从C ++ / C函数返回的问题

Question

i have this problem with returning from function. it's a search function, it should return 1 if the function find the value that i give but No, it's returning the 0 instead of 1. (sorry for my bad english.)

int rech(int tab[],int n,int i,int r){
    if(i<n){
        if(tab[i]==r){
            return 1;
        }
        i++;
        rech(tab,n,i,r);
    }

    return 0;
}

int main(int argc, char** argv) {
    int tab[5]={1,2,3,4,5};
    printf("%d",rech(tab,5,0,2));
    return 0;
}

Answer 1

When you use return you will return to the caller, which in a recursive function will mean the same function most of the times.

Change

rech(tab,n,i,r);

to

return rech(tab,n,i,r);

Answer 2

Let's walk through it together.

When rech gets called the first time:

First time we call rech: rech(tab = {1,2,3,4,5}, n = 5, i = 0, r = 2) is i < n or 0 < 5 ? This is true. Now we check if tab[i] == r or 1 == 2 . This is false. We increase i and start over again

Second time we call rech: rech(tab = {1,2,3,4,5}, n = 5, i = 1, r = 2) is tab[i] < r or 1 < 5 ? This is true. Now we check if tab[i] == r or 2 == 2 . This is true. We return 1 back to the first time rech got called.

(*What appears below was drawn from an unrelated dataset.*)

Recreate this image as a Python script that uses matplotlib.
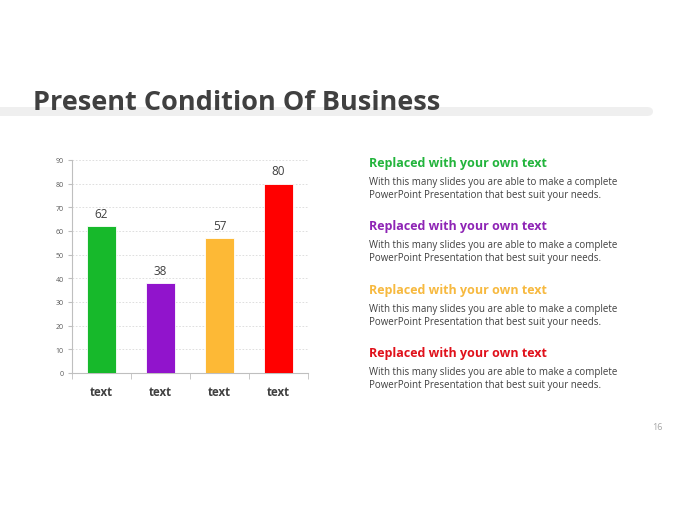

Back to the first time we call rech: rech(tab, n, i, r) returned 1. So, in coding terms this would look like 1; which does nothing.

Now we are done with the if statement and return 0 to main.

main now prints out a 0 and the program ends.

This is the process of debugging the code.

To have the program return the 1 back to main instead you'll want to have it return the rech function because otherwise, the recursive call does nothing.